Environment & Energy Daily, a trade publication that tracks Congress, reported today that Josh Kardon, the former chief of staff for Sen. Ron Wyden (D-Ore.) has a new client—the oil giant Exxon Mobil Corp.
Kardon, worked for Wyden for 18 years, many of them stationed in Portland. When Kardon left Wyden's office in 2011, the senator was glowing in his praise.
“Josh is the most gifted political mind that I have ever known and as
his boss, I wish he’d work for me for another couple of decades," Wyden said then in a statement. "As his
friend, I look forward to seeing the great things he will do next.”
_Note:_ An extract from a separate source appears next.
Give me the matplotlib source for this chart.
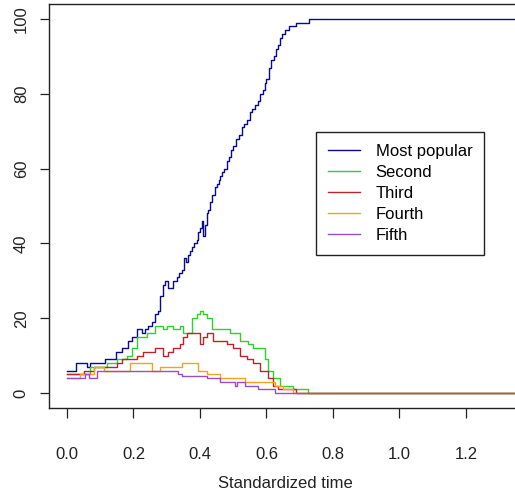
import numpy as np
import matplotlib
matplotlib.use("Agg")
import matplotlib.pyplot as plt

plt.rcParams['font.family'] = ['Liberation Sans', 'DejaVu Sans']

labels = ['Most popular', 'Second', 'Third', 'Fourth', 'Fifth']
colors = ['#0a0a8c', '#2ed12e', '#b8262a', '#f0a418', '#9a4ccc']

# step breakpoints (standardized time) and values
t1 = [0.0, 0.027, 0.06, 0.07, 0.114, 0.147, 0.165, 0.183, 0.195, 0.21, 0.226, 0.235, 0.244, 0.256,
      0.265, 0.274, 0.28, 0.288, 0.295, 0.304, 0.319, 0.331, 0.338, 0.345, 0.352, 0.358, 0.364,
      0.37, 0.376, 0.383, 0.39, 0.395, 0.40, 0.406, 0.41, 0.415, 0.421, 0.425, 0.43, 0.437, 0.445,
      0.45, 0.456, 0.461, 0.466, 0.473, 0.48, 0.487, 0.494, 0.50, 0.508, 0.517, 0.525, 0.532, 0.54,
      0.55, 0.557, 0.565, 0.575, 0.582, 0.589, 0.595, 0.60, 0.607, 0.614, 0.622, 0.63, 0.635, 0.64,
      0.648, 0.657, 0.667, 0.676, 0.69, 0.71, 0.728, 1.35]
v1 = [6, 8, 7, 8, 9, 11, 12, 14, 15, 17, 16, 17, 18, 19,
      21, 22, 26, 29, 30, 28, 30, 31, 32, 33, 36, 35, 37,
      38, 39, 40, 41, 43, 44, 46, 42, 45, 48, 49, 51, 53, 55,
      56, 57, 58, 59, 60, 62, 63, 65, 66, 68, 69, 71, 72, 73,
      75, 76, 77, 78, 80, 81, 83, 84, 87, 89, 90, 92, 93, 95,
      96, 97, 98, 98, 99, 99, 100, 100]

t2 = [0.0, 0.07, 0.12, 0.15, 0.18, 0.195, 0.21, 0.24, 0.265, 0.29, 0.30, 0.32, 0.34, 0.35, 0.375,
      0.39, 0.40, 0.41, 0.42, 0.435, 0.45, 0.49, 0.52, 0.545, 0.56, 0.595, 0.605, 0.62, 0.64, 0.68,
      0.725, 1.35]
v2 = [5, 7, 8, 9, 10, 12, 15, 16, 18, 17, 18, 17, 18, 16, 20,
      21, 22, 21, 20, 17, 17, 16, 14, 13, 12, 9, 6, 4, 2, 1,
      0, 0]

t3 = [0.0, 0.05, 0.08, 0.15, 0.165, 0.21, 0.23, 0.265, 0.29, 0.305, 0.32, 0.34, 0.35, 0.36, 0.38,
      0.40, 0.41, 0.42, 0.44, 0.48, 0.50, 0.52, 0.54, 0.56, 0.58, 0.605, 0.62, 0.635, 0.69, 1.35]
v3 = [5, 6, 7, 8, 9, 10, 11, 12, 10, 11, 12, 13, 15, 16, 16,
      13, 15, 16, 14, 13, 12, 10, 9, 8, 6, 4, 2, 1, 0, 0]

t4 = [0.0, 0.04, 0.08, 0.11, 0.19, 0.24, 0.255, 0.28, 0.345, 0.395, 0.42, 0.46, 0.535, 0.625,
      0.65, 0.68, 1.35]
v4 = [4, 5, 7, 6, 8, 8, 6, 7, 8, 6, 5, 4, 3, 2, 1, 0, 0]

t5 = [0.0, 0.055, 0.065, 0.09, 0.26, 0.335, 0.345, 0.42, 0.46, 0.50, 0.505, 0.51, 0.535, 0.575,
      0.625, 1.35]
v5 = [4, 5, 4, 6, 6, 5, 4.5, 4, 3, 3, 2, 3, 2, 1, 0, 0]

series = [(t1, v1), (t2, v2), (t3, v3), (t4, v4), (t5, v5)]

fig = plt.figure(figsize=(5.15, 4.95), dpi=100)
W, H = 515, 495
ax = fig.add_axes([49 / W, (H - 408) / H, (522 - 49) / W, (408 - 4) / H])

for (t, v), c, lab in zip(series, colors, labels):
    ax.step(t, v, where='post', color=c, lw=1.0, label=lab)

ax.set_xlim(-0.054, -0.054 + 473 / 332.5)
ax.set_ylim(-4, 104)
ax.set_xticks(np.arange(0, 1.21, 0.2))
ax.set_xticklabels(['0.0', '0.2', '0.4', '0.6', '0.8', '1.0', '1.2'])
ax.set_yticks(np.arange(0, 101, 20))
ax.tick_params(axis='x', length=7, width=0.9, pad=21, labelsize=12, colors='#222222')
ax.tick_params(axis='y', length=6.5, width=0.9, pad=8, labelsize=12, colors='#222222')
for lab in ax.get_yticklabels():
    lab.set_rotation(90)
    lab.set_va('center')
for s in ax.spines.values():
    s.set_linewidth(1.0)
    s.set_color('#222222')

ax.set_xlabel('Standardized time', fontsize=12, labelpad=10.5, color='#222222')

leg = ax.legend(loc='upper left', bbox_to_anchor=(316 / W, 1 - 132 / H),
                bbox_transform=fig.transFigure, borderaxespad=0, fancybox=False,
                edgecolor='#222222', framealpha=1, fontsize=12, handlelength=1.9,
                handletextpad=0.95, labelspacing=0.36, borderpad=0.72)
leg.get_frame().set_linewidth(1.0)

fig.savefig('out.png', dpi=100)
Wyden was named chairman of the Senate Energy and Natural Resources Committee late last year.
Kardon, who ran a political consulting firm in Portland and worked for the Tonkon Torp. law firm after leaving Wyden's office, has been spending much of his time in Washington, D.C., lately, working for the Capitol Hill Consulting Group.
Here's today's story from Environment & Energy Daily:
"Exxon Mobil Corp. has added the former chief of staff to new Senate Energy and Natural Resources Chairman Ron Wyden (D-Ore.) to its stable of lobbyists.
The energy giant hired the Capitol Hill Consulting Group, according to new disclosures the firm filed late last week.
The midsized firm, founded by ex-Rep. Bill Brewster (D-Okla.), will represent Exxon Mobil on energy, environmental and tax policy issues.
Lobbying disclosure forms filed with the Senate Office of Public Records show Josh Kardon, who spent 21 years on Capitol Hill, much of its as Wyden's top aide, and Jack Victory, a former senior adviser to onetime House Majority Leader Tom DeLay (R-Texas), will work on the firm's behalf.
The firm also represents clients including natural gas firm Luca Technologies, the National Parks Conservation Association, the Environmental Action Committee of West Marin (Calif.) and Columbia Forest Products.
In addition to its in-house lobbyists, Exxon Mobil also employs a host of firms including Conrad Law & Policy Counsel, Avenue Solutions, Katten Muchin Rosenman, Kelley Drye & Warren, and Breaux Lott Leadership Group.
According to the Center for Responsive Politics, Exxon Mobil spent nearly $13 million on lobbying last year, of which about $2.5 million went to individual firms."
Kardon was not immediately available for comment.